Dans chaque tableau on retrouve deux ou trois femmes, rarement un homme. Xenia Hausner exprime une ambivalence permanente liée aux ambiances qu’elle créé, aux relations qu’elle sous-entend entre les personnages, aux tensions et fils invisibles qui les lient et les attachent, même si on est ici en dehors du champ du récit. La plupart de ces personnages nous regardent de leurs yeux sans pupilles. Leurs visages ne sont jamais neutres mais puissamment expressifs. Ces regards nous interpellent et nous placent dans une situation qui fait glisser notre statut de spectateur à celui de voyeur. Il se dégage de l’ensemble un érotisme homosexuel qui affleure en permanence, souvent suggéré mais exprimé une seule fois dans « Fièvre ».
Elle se sert de la mise en abîme comme d’un artifice de dialogue. Dans « You and I », le spectateur regarde un tableau qui a été conçu à partir d’une photographie : son regard devient celui de l’artiste. Ce tableau représente une femme de face qui en filme une autre. Le va-et-vient est constant entre photographe et photographié, le spectateur passant d’un rôle à l’autre comme s’il était face à un miroir.
Deux ensembles de photographies, essentiellement en noir et blanc, montrent les modèles à l’atelier et permettent de suivre le cheminement créatif jusqu’au tableau. On y reconnaît tel sujet, telle pose ou élément de décor. Du coup, elle ajoute une couche supplémentaire à l’empilement des sens.

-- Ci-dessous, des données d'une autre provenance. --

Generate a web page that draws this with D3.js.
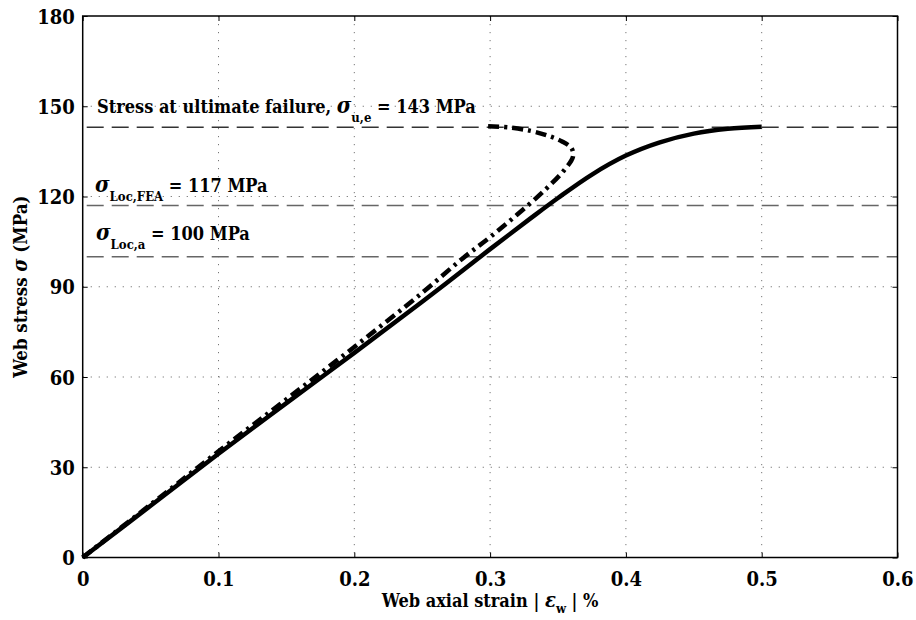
<!DOCTYPE html>
<html><head><meta charset="utf-8">
<script src="https://cdn.jsdelivr.net/npm/d3@7"></script>
<style>body{margin:0;background:#fff}</style>
</head><body><svg id="c" width="916" height="620" font-family="DejaVu Serif Condensed, DejaVu Serif, serif" font-weight="bold"></svg>
<script>
// Data
const xTicks = [0, 0.1, 0.2, 0.3, 0.4, 0.5, 0.6];
const yTicks = [0, 30, 60, 90, 120, 150, 180];
const solidStrain = [0, 0.05, 0.1, 0.15, 0.2, 0.25, 0.3, 0.33, 0.35, 0.375, 0.4, 0.425, 0.45, 0.475, 0.5];
const solidStress = [0, 17.2, 34.5, 51.3, 68, 85, 102.5, 112.8, 119.5, 127.3, 133.6, 138, 140.9, 142.5, 143.2];
const dashStrain = [0, 0.05, 0.1, 0.15, 0.2, 0.25, 0.28, 0.3, 0.32, 0.34, 0.355, 0.361, 0.36, 0.353, 0.342, 0.33, 0.315, 0.298];
const dashStress = [0, 17.6, 35.3, 52.6, 70, 88, 99.5, 106.5, 114, 122, 129, 133.2, 136, 138.3, 140.3, 141.8, 142.9, 143.4];
const refLevels = [143, 117, 100];

const FONT = "DejaVu Serif Condensed, DejaVu Serif, serif";
const svg = d3.select("#c");
const L = 82.7, R = 897.5, T = 16, B = 557.5;
const x = d3.scaleLinear().domain([0, 0.6]).range([L, R]);
const y = d3.scaleLinear().domain([0, 180]).range([B, T]);

// grid
const g = svg.append("g");
g.selectAll(".vg").data(xTicks.slice(1, -1)).enter().append("line")
  .attr("x1", d => x(d)).attr("x2", d => x(d)).attr("y1", T).attr("y2", B)
  .attr("stroke", "#777").attr("stroke-width", 1).attr("stroke-dasharray", "1.2,6.8");
g.selectAll(".hg").data(yTicks.slice(1, -1)).enter().append("line")
  .attr("y1", d => y(d)).attr("y2", d => y(d)).attr("x1", L).attr("x2", R)
  .attr("stroke", "#777").attr("stroke-width", 1).attr("stroke-dasharray", "1.2,6.8");

// reference dashed lines
svg.selectAll(".ref").data(refLevels).enter().append("line")
  .attr("x1", L).attr("x2", R).attr("y1", d => y(d)).attr("y2", d => y(d))
  .attr("stroke", (d, i) => i === 0 ? "#333" : "#666").attr("stroke-width", 1.5)
  .attr("stroke-dasharray", "17,8").attr("stroke-dashoffset", -4);

// curves
const line = d3.line().x(d => x(d[0])).y(d => y(d[1])).curve(d3.curveCatmullRom.alpha(0.5));
svg.append("path").datum(solidStrain.map((v, i) => [v, solidStress[i]]))
  .attr("d", line).attr("fill", "none").attr("stroke", "#000").attr("stroke-width", 4.5);
svg.append("path").datum(dashStrain.map((v, i) => [v, dashStress[i]]))
  .attr("d", line).attr("fill", "none").attr("stroke", "#000").attr("stroke-width", 4.5)
  .attr("stroke-dasharray", "11,5,3,5");

// axes
const xAxis = d3.axisBottom(x).tickValues(xTicks).tickSizeInner(-5).tickSizeOuter(0).tickPadding(14).tickFormat(d => d === 0 ? "0" : d3.format(".1f")(d));
const yAxis = d3.axisLeft(y).tickValues(yTicks).tickSizeInner(-5).tickSizeOuter(0).tickPadding(8).tickFormat(d3.format("d"));
const gx = svg.append("g").attr("transform", `translate(0,${B})`).call(xAxis);
const gy = svg.append("g").attr("transform", `translate(${L},0)`).call(yAxis);
[gx, gy].forEach(a => {
  a.attr("font-family", FONT).attr("font-size", 20).attr("font-weight", "bold");
  a.select(".domain").remove();
  a.selectAll("line").attr("stroke", "#000").attr("stroke-width", 1);
  a.selectAll("text").attr("fill", "#000");
});
gy.selectAll("text").attr("dy", "0.35em");
// mirrored ticks
svg.append("g").attr("transform", `translate(0,${T})`).call(d3.axisTop(x).tickValues(xTicks).tickSizeInner(-5).tickSizeOuter(0).tickFormat(""))
  .call(a => { a.select(".domain").remove(); a.selectAll("line").attr("stroke", "#000"); });
svg.append("g").attr("transform", `translate(${R},0)`).call(d3.axisRight(y).tickValues(yTicks).tickSizeInner(-5).tickSizeOuter(0).tickFormat(""))
  .call(a => { a.select(".domain").remove(); a.selectAll("line").attr("stroke", "#000"); });

// frame
svg.append("rect").attr("x", L).attr("y", T).attr("width", R - L).attr("height", B - T)
  .attr("fill", "none").attr("stroke", "#000").attr("stroke-width", 1.5);

// axis labels
const xl = svg.append("text").attr("x", (L + R) / 2).attr("y", 607).attr("text-anchor", "middle").attr("font-family", FONT).attr("font-size", 18);
xl.append("tspan").text("Web axial strain | ");
xl.append("tspan").attr("font-style", "italic").attr("font-size", 20).text("ε");
xl.append("tspan").attr("dy", 6).attr("font-size", 13).text("w");
xl.append("tspan").attr("dy", -6).text(" | %");

const yl = svg.append("text").attr("transform", `translate(27,${(T + B) / 2}) rotate(-90)`).attr("text-anchor", "middle").attr("font-family", FONT).attr("font-size", 18.5);
yl.append("tspan").text("Web stress ");
yl.append("tspan").attr("font-style", "italic").attr("font-size", 20).text("σ");
yl.append("tspan").text(" (MPa)");

// annotations
function annot(xp, yp, pre, sub, post) {
  const t = svg.append("text").attr("x", xp).attr("y", yp).attr("font-family", FONT).attr("font-size", 18);
  if (pre) t.append("tspan").text(pre);
  t.append("tspan").attr("font-style", "italic").attr("font-size", 22).text("σ");
  t.append("tspan").attr("dy", 9).attr("font-size", 13).text(sub);
  t.append("tspan").attr("dy", -9).text(" = " + post);
}
annot(97, 113, "Stress at ultimate failure, ", "u,e", "143 MPa");
annot(95, 192, "", "Loc,FEA", "117 MPa");
annot(96, 240, "", "Loc,a", "100 MPa");
</script></body></html>
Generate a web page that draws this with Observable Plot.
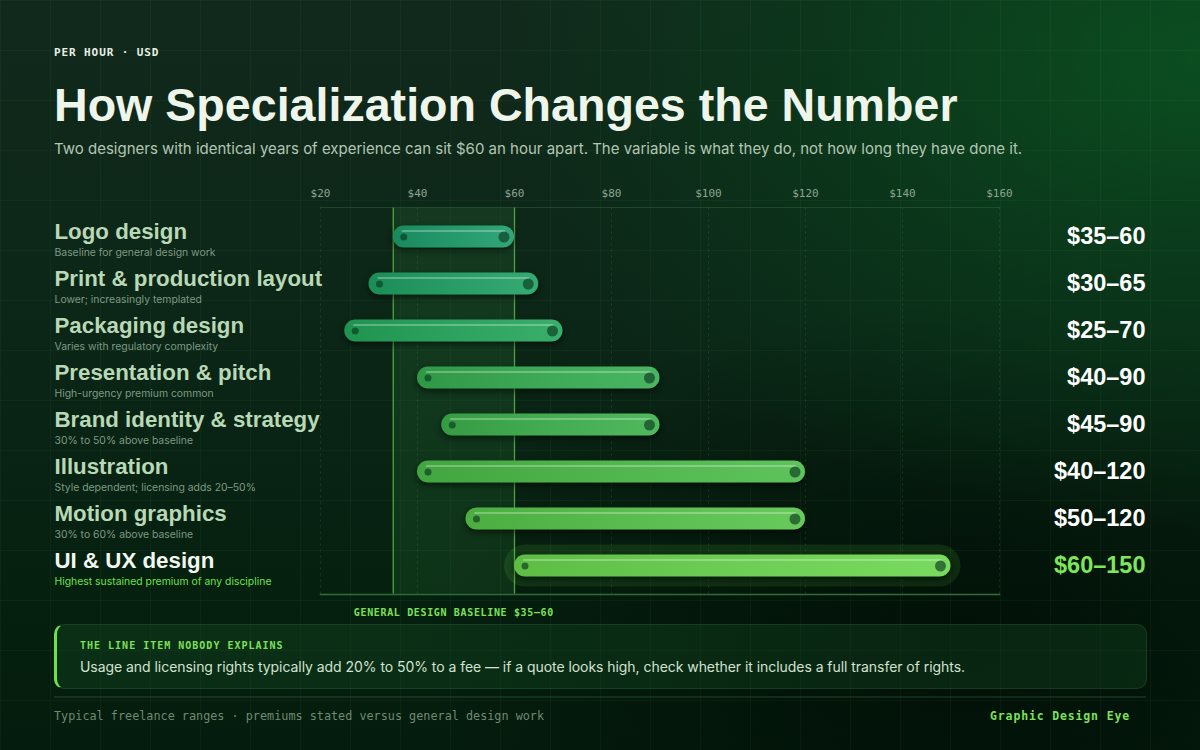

Xenia Hausner induit en permanence un jeu d’identification dans lequel elle brouille les pistes en mêlant le réel et la fiction, en ajoutant des citations à son travail, en plaçant le spectateur en situation de voyeur-acteur, en tissant subtilement les fils d’une mise en abîme qui nous pousse à décaler nos repères. Au-delà d’un formidable jeu de couleur, de l’expressivité de ses portraits, elle construit les éléments d’une fiction non-narrative dans laquelle chacun peut se projeter. Elle superpose les strates signifiantes tout en les emmêlant, dans une mise en perspective et des rebonds qui rappellent les galeries de glaces renvoyant l’image à l’infini. Jusqu’au vertige. C’est superbe.